The problem is that sapphic books don’t get the same amount of attention and publicity as other books. Hmm, I wonder if there’s some reason that books that center women aren’t seen as legitimate in the same way that books that include men in starring roles are…I can’t think of any over-arching systems of oppression that might devalue stories that focus on relationships between women…(Fun fact: the Bechdel-Wallace test was originally about lesbian representation.)

The part that really gets to me, though, is that it’s not hard to find good lesbian books. Sometimes I even hear “I wish I could find lesbian books that weren’t written by and for straight men,” but this is not an actual problem in publishing! It’s just not! It’s a problem in porn, sure, but there are very, very few sapphic books published that aren’t by sapphic women, because they aren’t seen as profitable, so it’s generally only queer women who have cared enough to write them. In fact, I don’t understand where people are even finding these books, because they are so few and far between that it’s ludicrous to act like they’re the majority.

My running theory is that this is Amazon’s fault. If you search Amazon for “lesbian books,” you will end up with a mishmash of sapphic fiction, M/M books, cis/allo/straight books, and self-published F/F ebook erotica that might qualify as being aimed at men. That’s not a problem with lesbian books, though: it’s a problem with Amazon’s search function. If you google “lesbian books,” you’ll see a row of classics of lesbian literature at the top. The front page is almost all nicely curated lists of sapphic fiction that would provide anyone with a good place to start — including my list of 100 must-read sapphic books!

Some of the most beautifully written books I’ve ever read have been lesbian or sapphic novels. You can’t tell me that Fingersmith is badly written or that Jeanette Winterson and Emma Donoghue are not skilled authors. Have you tried Butter Honey Pig Bread? Her Body and Other Parties? The Summer We Got Free? The Seven Husbands of Evelyn Hugo? You’re telling me those are all poorly written? It just doesn’t add up. And that’s not even getting into the literal hundreds of sapphic YA books out there, many of them absolutely gorgeous works. It was untrue to say there are no good sapphic books ten years ago, but now I am drowning under the piles of ARCs I have of sapphic YA that I just can’t keep up with. There are more published every single week! (And if you want to keep up with queer new releases, might I recommend the Our Queerest Shelves newsletter?)

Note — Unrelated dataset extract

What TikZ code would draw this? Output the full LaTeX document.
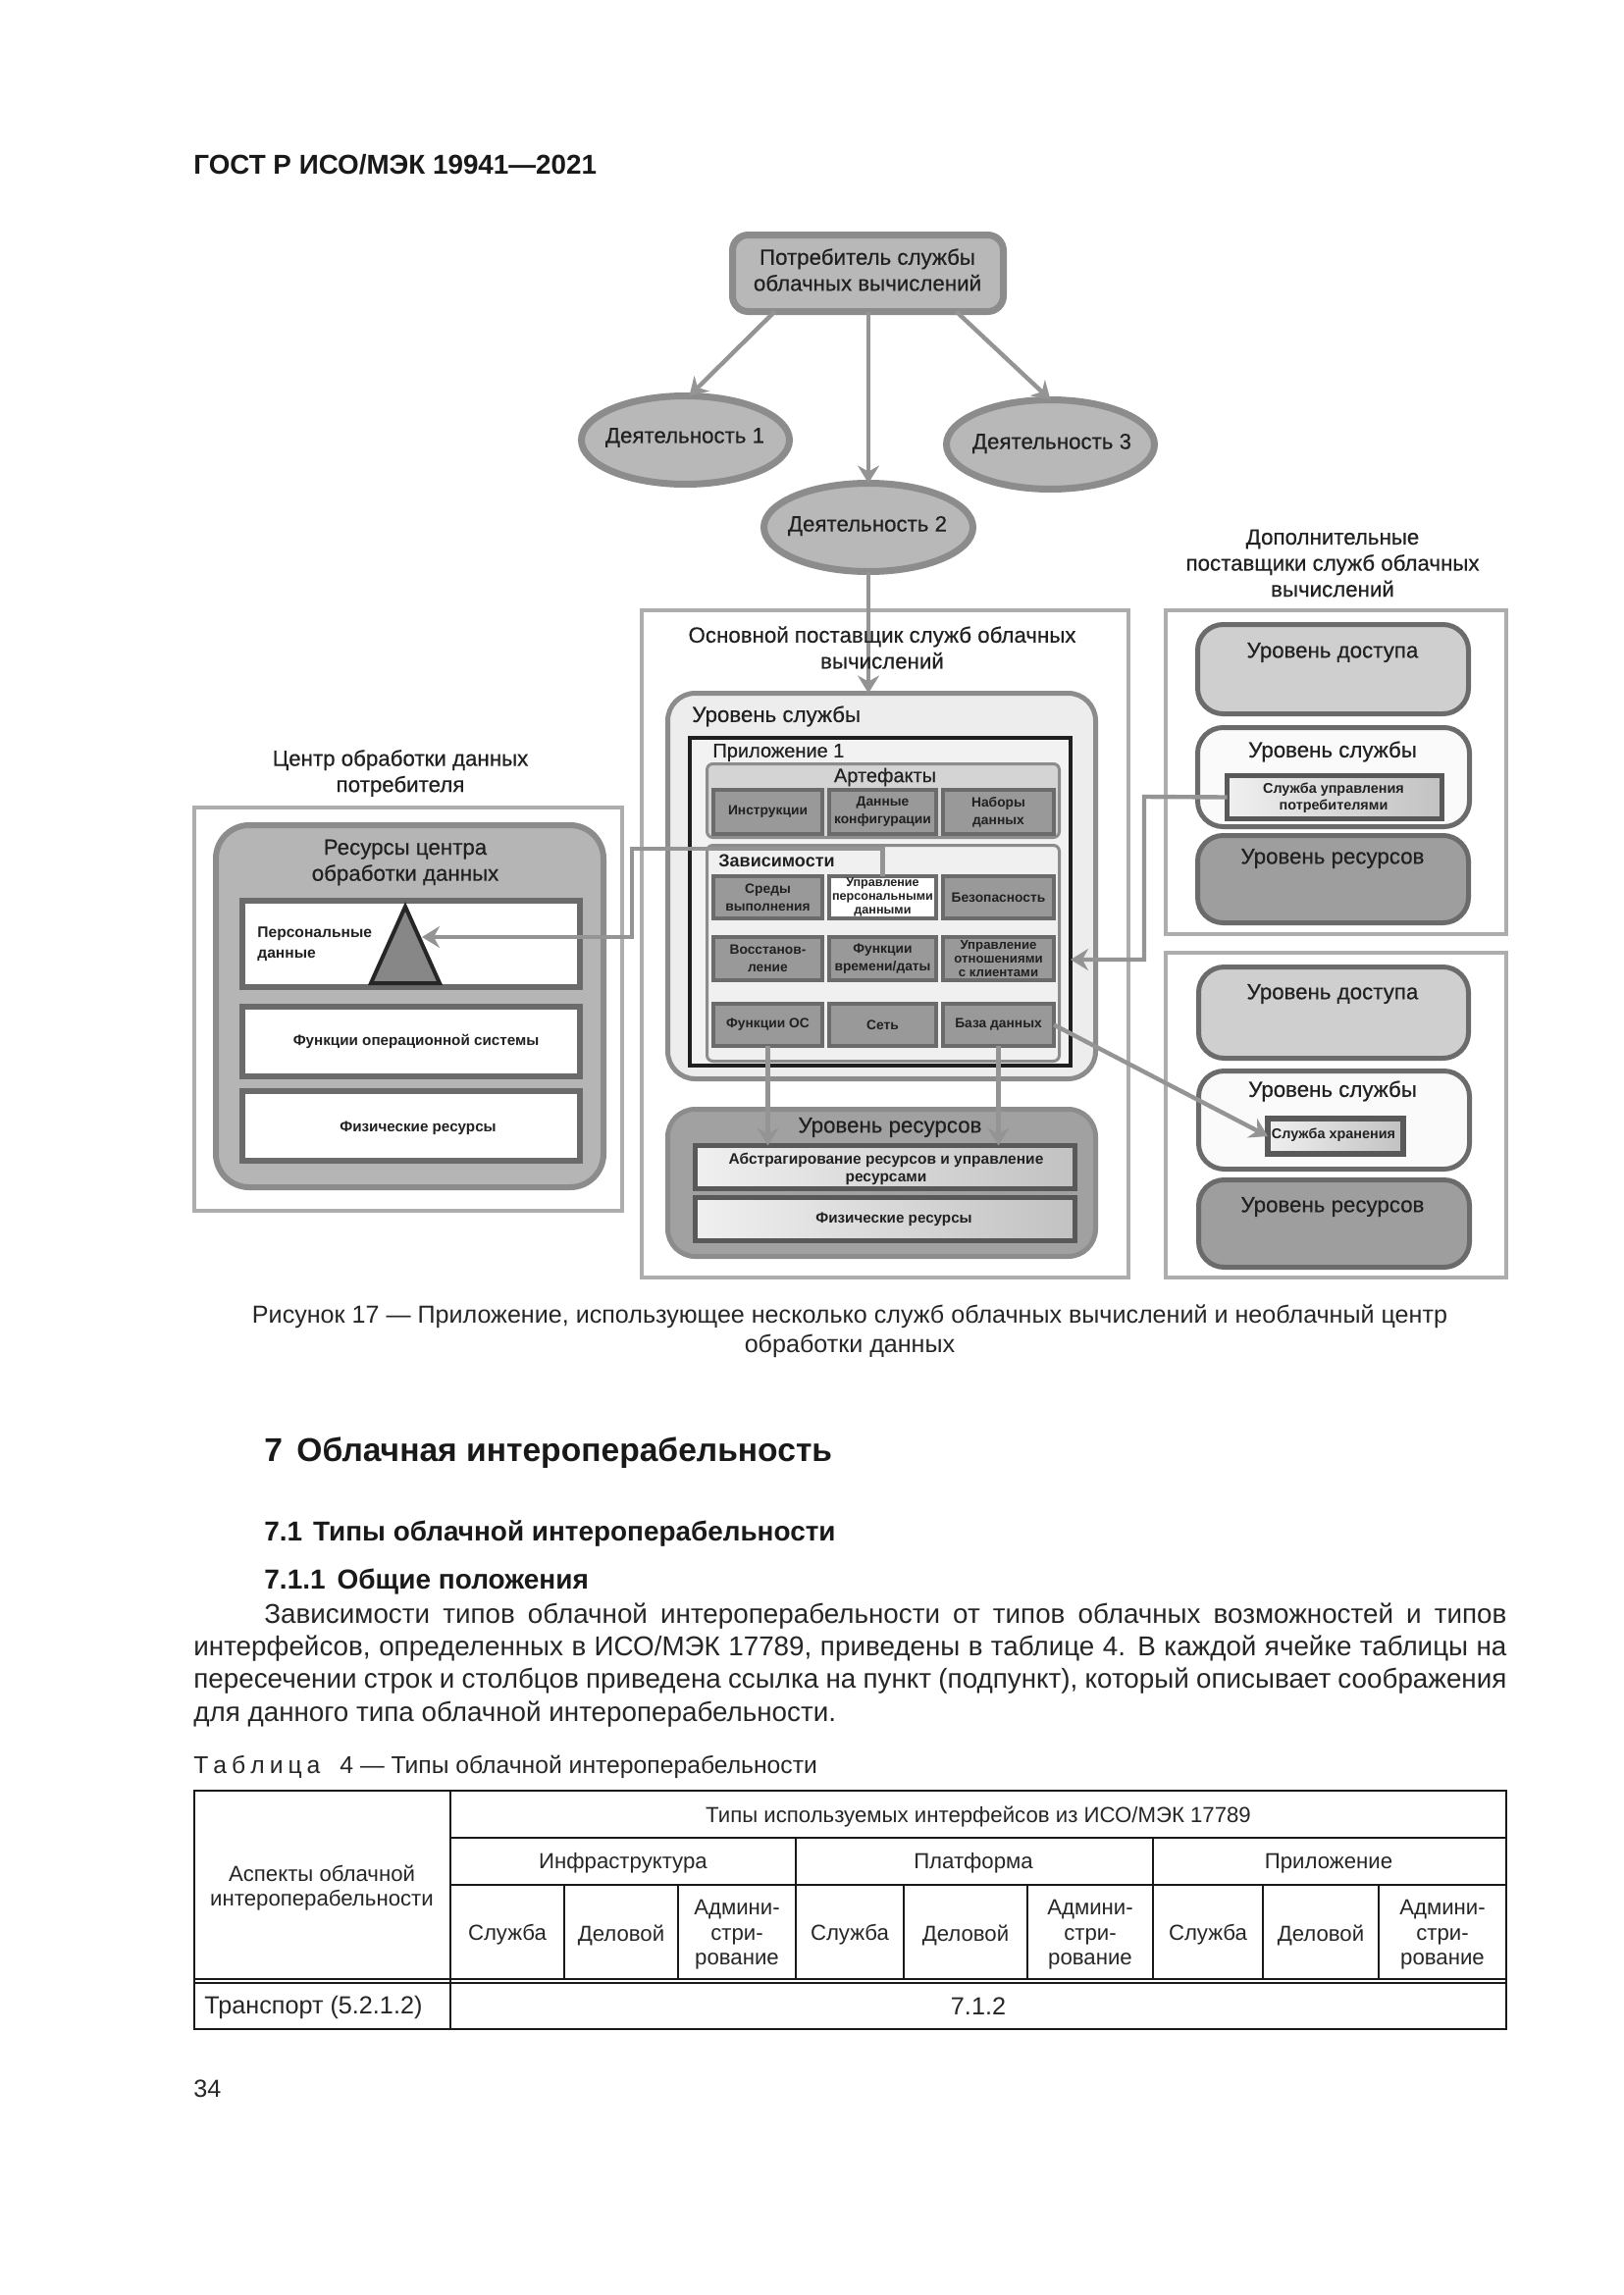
\documentclass[tikz,border=0pt]{standalone}
\usepackage{fontspec}
\setmainfont{Liberation Sans}
\newfontfamily\semif[FakeBold=0.45]{Liberation Sans}
\usetikzlibrary{shapes.geometric,arrows.meta,calc,shadings}
\newcommand{\mybox}[8]{%
  \pgfmathsetmacro\mycx{(#2+#4)/2}%
  \pgfmathsetmacro\mycy{(#3+#5)/2}%
  \pgfmathsetmacro\myw{(#4-#2-#6)*0.5}%
  \pgfmathsetmacro\myh{(#5-#3-#6)*0.5}%
  \pgfmathsetmacro\mylw{#6*0.5}%
  \node[draw,#7,line width=\mylw pt,minimum width=\myw pt,minimum height=\myh pt,inner sep=0pt,outer sep=0pt,align=center] (#1) at (\mycx,\mycy) {#8};}
\newcommand{\fz}[2]{\fontsize{#1}{#2}\selectfont}
\definecolor{ink}{gray}{0.13}
\definecolor{frame}{gray}{0.68}
\definecolor{wire}{gray}{0.58}
\definecolor{edge}{gray}{0.55}
\definecolor{darkedge}{gray}{0.42}
\tikzset{
  frm/.style={draw=frame,fill=white},
  roundA/.style={rounded corners=8pt,draw=edge,fill=black!28},
  oval/.style={ellipse,draw=edge,fill=black!28},
  level/.style={rounded corners=13pt,draw=darkedge},
  cellbox/.style={draw=darkedge,fill=black!40,text=ink,font=\bfseries\fz{6.9}{9}},
  cellw/.style={draw=darkedge,fill=white,text=ink,font=\bfseries\fz{6.3}{7}},
  cellt/.style={cellbox,font=\bfseries\fz{6.6}{7}},
  whitebar/.style={draw=darkedge,fill=white},
  gradbar/.style={draw=black!65,left color=black!6,right color=black!24,text=ink},
  big/.style={text=ink,inner sep=0pt,align=center,yshift=-1pt,font=\semif\fz{11.15}{13.3}},
  mid/.style={text=ink,inner sep=0pt,align=center,yshift=-1pt,font=\semif\fz{10}{12}},
  small/.style={text=ink,inner sep=0pt,align=center,yshift=-0.5pt,font=\bfseries\fz{7.6}{9}},
  body/.style={text=black!85,inner sep=0pt,yshift=-1pt,font=\fz{13.9}{16}},
  tcell/.style={text=black!85,inner sep=0pt,align=center,yshift=-1pt,font=\fz{11.1}{12.7}},
  conn/.style={draw=wire,line width=2.2pt,-{Stealth[length=9pt,width=11pt,inset=3pt]}},
  tthin/.style={draw=black!90,line width=0.6pt},
  tline/.style={draw=black!90,line width=0.9pt},
  touter/.style={draw=black!90,line width=1.3pt}
}
\begin{document}
\begin{tikzpicture}[x=0.5pt,y=-0.5pt]
\useasboundingbox[fill=white] (0,0) rectangle (1654,2339);

% page header
\node[anchor=west,inner sep=0pt,font=\bfseries\fz{13.9}{16},text=black!90] (hdr) at (197,168) {ГОСТ Р ИСО/МЭК 19941—2021};

% outer frames
\mybox{fmain}{652}{620}{1152}{1304}{4}{frm}{}
\mybox{fra}{1186}{620}{1537}{954}{4}{frm}{}
\mybox{frb}{1186}{969}{1537}{1304}{4}{frm}{}
\mybox{fdc}{196}{821}{636}{1236}{4}{frm}{}

% consumer and activities
\mybox{consumer}{743}{236}{1026}{321}{7}{roundA}{}
\node[big] (tconsumer) at (884,273) {Потребитель службы\\облачных вычислений};
\mybox{act1}{589}{400}{808}{497}{7}{oval}{}
\mybox{act3}{961}{404}{1180}{502}{7}{oval}{}
\mybox{act2}{775}{489}{995}{586}{7}{oval}{}
\node[big] (tact1) at (698,444) {Деятельность 1};
\node[big] (tact3) at (1072,450) {Деятельность 3};
\node[big] (tact2) at (884,534) {Деятельность 2};

% titles
\node[big] (tadd) at (1358,572) {Дополнительные\\поставщики служб облачных\\вычислений};
\node[big] (tdc) at (408,786) {Центр обработки данных\\потребителя};

% data centre
\mybox{dcres}{217}{838}{618}{1213}{6}{rounded corners=17pt,draw=edge,fill=black!29}{}
\node[big] (tdcres) at (413,877) {Ресурсы центра\\обработки данных};
\mybox{pbar}{244}{915}{594}{1009}{6}{whitebar}{}
\mybox{osbar}{244}{1023}{594}{1100}{6}{whitebar}{}
\mybox{physbar}{244}{1109}{594}{1186}{6}{whitebar}{}
\node[small,align=left,anchor=west,font=\bfseries\fz{7.8}{10.5}] (tpd) at (262,961) {Персональные\\данные};
\node[small] (tos) at (424,1060) {Функции операционной системы};
\node[small] (tphys) at (426,1149) {Физические ресурсы};
\coordinate (triA) at (413,924);
\coordinate (triB) at (378,1002);
\coordinate (triC) at (448,1002);
\draw[draw=black!85,fill=black!47,line width=2pt,line join=miter] (triA) -- (triB) -- (triC) -- cycle;

% main service level
\mybox{service}{678}{704}{1119}{1102}{5}{rounded corners=14pt,draw=edge,fill=black!7}{}
\node[big,anchor=west] (tservice) at (705,728) {Уровень службы};
\mybox{app}{701}{750}{1093}{1088}{4}{draw=black!88,fill=black!5}{}
\node[mid,anchor=west] (tapp) at (726,765) {Приложение 1};
\mybox{artef}{719}{777}{1081}{855}{3}{rounded corners=3pt,draw=edge,fill=black!17}{}
\node[mid] (tartef) at (902,790) {Артефакты};
\mybox{deps}{719}{860}{1081}{1083}{3}{rounded corners=3pt,draw=edge,fill=black!6}{}
\node[mid,anchor=west,font=\bfseries\fz{9}{12}] (tdeps) at (732,875) {Зависимости};

\mybox{c11}{725}{803}{840}{852}{4}{cellbox}{Инструкции}
\mybox{c12}{843}{803}{956}{852}{4}{cellbox}{Данные\\конфигурации}
\mybox{c13}{959}{803}{1076}{852}{4}{cellbox}{Наборы\\данных}
\mybox{c21}{725}{891}{840}{938}{4}{cellbox}{Среды\\выполнения}
\mybox{pd}{843}{891}{956}{938}{4}{cellw}{Управление\\персональными\\данными}
\mybox{c23}{959}{891}{1076}{938}{4}{cellbox}{Безопасность}
\mybox{c31}{725}{953}{840}{1001}{4}{cellbox}{Восстанов-\\ление}
\mybox{c32}{843}{953}{956}{1001}{4}{cellbox}{Функции\\времени/даты}
\mybox{c33}{959}{953}{1076}{1001}{4}{cellt}{Управление\\отношениями\\с клиентами}
\mybox{os}{725}{1021}{840}{1068}{4}{cellbox}{Функции ОС}
\mybox{net}{843}{1021}{956}{1068}{4}{cellbox}{Сеть}
\mybox{db}{959}{1021}{1076}{1068}{4}{cellbox}{База данных}

% main resource level
\mybox{res}{678}{1128}{1119}{1283}{5}{rounded corners=14pt,draw=edge,fill=black!37}{}
\node[big] (tres) at (907,1147) {Уровень ресурсов};
\mybox{abs}{706}{1165}{1098}{1214}{5}{gradbar}{}
\node[small,font=\bfseries\fz{7.75}{9}] (tabs) at (903,1190) {Абстрагирование ресурсов и управление\\ресурсами};
\mybox{phy}{706}{1218}{1098}{1267}{5}{gradbar}{}
\node[small] (tphy) at (911,1242) {Физические ресурсы};

% right provider A
\mybox{accA}{1218}{634}{1499}{730}{5}{level,fill=black!19}{}
\node[big] (taccA) at (1358,663) {Уровень доступа};
\mybox{svcA}{1218}{739}{1500}{845}{5}{level,fill=black!2}{}
\node[big] (tsvcA) at (1358,764) {Уровень службы};
\mybox{client}{1248}{788}{1472}{837}{5}{gradbar}{}
\node[small,font=\bfseries\fz{7.2}{8.5}] (tclient) at (1359,812) {Служба управления\\потребителями};
\mybox{resA}{1218}{849}{1499}{943}{5}{level,fill=black!38}{}
\node[big] (tresA) at (1358,873) {Уровень ресурсов};

% right provider B
\mybox{accB}{1219}{983}{1499}{1081}{5}{level,fill=black!19}{}
\node[big] (taccB) at (1358,1011) {Уровень доступа};
\mybox{svcB}{1219}{1089}{1500}{1194}{5}{level,fill=black!2}{}
\node[big] (tsvcB) at (1358,1110) {Уровень службы};
\mybox{storage}{1289}{1137}{1433}{1179}{6}{gradbar}{}
\node[small,font=\bfseries\fz{7.2}{9}] (tstorage) at (1359,1156) {Служба хранения};
\mybox{resB}{1219}{1200}{1500}{1294}{5}{level,fill=black!38}{}
\node[big] (tresB) at (1358,1228) {Уровень ресурсов};

% connectors
\draw[conn] ($(consumer.south west)+(43,0)$) -- ([xshift=2pt]act1.north);
\draw[conn] (act2.north |- consumer.south) -- (act2.north);
\draw[conn] ($(consumer.south east)+(-48,0)$) -- (act3.north);
\draw[conn] (act2.south) -- (act2.south |- service.north);
\draw[conn] (os.south) -- (os.south |- abs.north);
\draw[conn] (db.south) -- (db.south |- abs.north);
\draw[conn] (db.east) -- (storage.west);
\coordinate (cv1) at (1166,812);
\coordinate (cv2) at (1166,978);
\draw[conn] (client.west) -- (cv1) -- (cv2) -- (cv2 -| app.east);
\coordinate (hv1) at (644,865);
\coordinate (hv2) at (644,955);
\coordinate (trihit) at (430,955);
\draw[conn] (pd.north) -- (pd.north |- hv1) -- (hv1) -- (hv2) -- (trihit);

% title over the incoming connector
\node[big] (tmain) at (899,658) {Основной поставщик служб облачных\\вычислений};

% caption
\node[text=black!85,inner sep=0pt,align=center,font=\fz{12.55}{15}] (cap) at (866,1357) {Рисунок 17 — Приложение, использующее несколько служб облачных вычислений и необлачный центр\\обработки данных};

% sections
\node[anchor=west,inner sep=0pt,font=\bfseries\fz{16.8}{18},text=black!90] (s7) at (269,1481) {7\hspace{7.2pt}Облачная интероперабельность};
\node[anchor=west,inner sep=0pt,font=\bfseries\fz{13.95}{16},text=black!90] (s71) at (269,1563) {7.1\hspace{5.5pt}Типы облачной интероперабельности};
\node[anchor=west,inner sep=0pt,font=\bfseries\fz{14}{16},text=black!90] (s711) at (269,1612) {7.1.1\hspace{6pt}Общие положения};

\node[body,anchor=west] (p1) at (269,1645) {\makebox[633pt][s]{Зависимости типов облачной интероперабельности от типов облачных возможностей и типов}};
\node[body,anchor=west] (p2) at (197,1678) {\makebox[669pt][s]{интерфейсов, определенных в ИСО/МЭК 17789, приведены в таблице 4. В каждой ячейке таблицы на}};
\node[body,anchor=west] (p3) at (197,1711) {\makebox[669pt][s]{пересечении строк и столбцов приведена ссылка на пункт (подпункт), который описывает соображения}};
\node[body,anchor=west] (p4) at (197,1745) {для данного типа облачной интероперабельности.};
\node[body,anchor=west,font=\fz{12.35}{16}] (tcap) at (197,1799) {Т\hspace{2.5pt}а\hspace{2.5pt}б\hspace{2.5pt}л\hspace{2.5pt}и\hspace{2.5pt}ц\hspace{2.5pt}а\hspace{10pt}4 — Типы облачной интероперабельности};

% table
\draw[touter] (198,1825) rectangle (1535,2068);
\draw[tline] (459,1825) -- (459,2068);
\draw[tline] (459,1873) -- (1535,1873);
\draw[tline] (459,1921) -- (1535,1921);
\draw[tthin] (198,2017) -- (1535,2017);
\draw[tthin] (198,2021) -- (1535,2021);
\draw[tthin] (811,1873) -- (811,2017);
\draw[tline] (1175,1873) -- (1175,2017);
\foreach \vx in {575,691,921,1047,1287,1405} \draw[tthin] (\vx,1921) -- (\vx,2017);

\node[tcell] (th0) at (997,1850) {Типы используемых интерфейсов из ИСО/МЭК 17789};
\node[tcell] (th1) at (635,1897) {Инфраструктура};
\node[tcell] (th2) at (992,1897) {Платформа};
\node[tcell] (th3) at (1354,1897) {Приложение};
\node[tcell] (thA) at (328,1922) {Аспекты облачной\\интероперабельности};
\node[tcell] (s1) at (517,1970) {Служба};
\node[tcell] (d1) at (633,1970) {Деловой};
\node[tcell] (a1) at (751,1970) {Админи-\\стри-\\рование};
\node[tcell] (s2) at (866,1970) {Служба};
\node[tcell] (d2) at (984,1970) {Деловой};
\node[tcell] (a2) at (1111,1970) {Админи-\\стри-\\рование};
\node[tcell] (s3) at (1231,1970) {Служба};
\node[tcell] (d3) at (1346,1970) {Деловой};
\node[tcell] (a3) at (1470,1970) {Админи-\\стри-\\рование};
\node[tcell,anchor=west,font=\fz{12.6}{16}] (tr) at (208,2044) {Транспорт (5.2.1.2)};
\node[tcell,font=\fz{12.6}{16}] (v712) at (997,2043) {7.1.2};
\node[body,anchor=west,font=\fz{12.6}{16}] (pg) at (197,2127) {34};
\end{tikzpicture}
\end{document}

To be honest, the only way I can imagine someone genuinely thinking there are no good lesbian books is if they are the most passive reader possible. Yes, if you pick books by wandering into a bookstore and picking whatever is faced out, you may not encounter lesbian books. If you take all your book recommendations from Amazon, you’ll probably read some bad books (of any genre, really). But if you do the absolute bare minimum of googling what you’re looking for, or following some of the many queer book blogs out there (LGBTQ Reads, Reads Rainbow, YA Pride, Lambda Literary, the Lesbrary, or Book Riot’s LGBTQ category!), it’s easy to find more fantastic sapphic books than you can read in a life time. So please, stop making this sad excuse.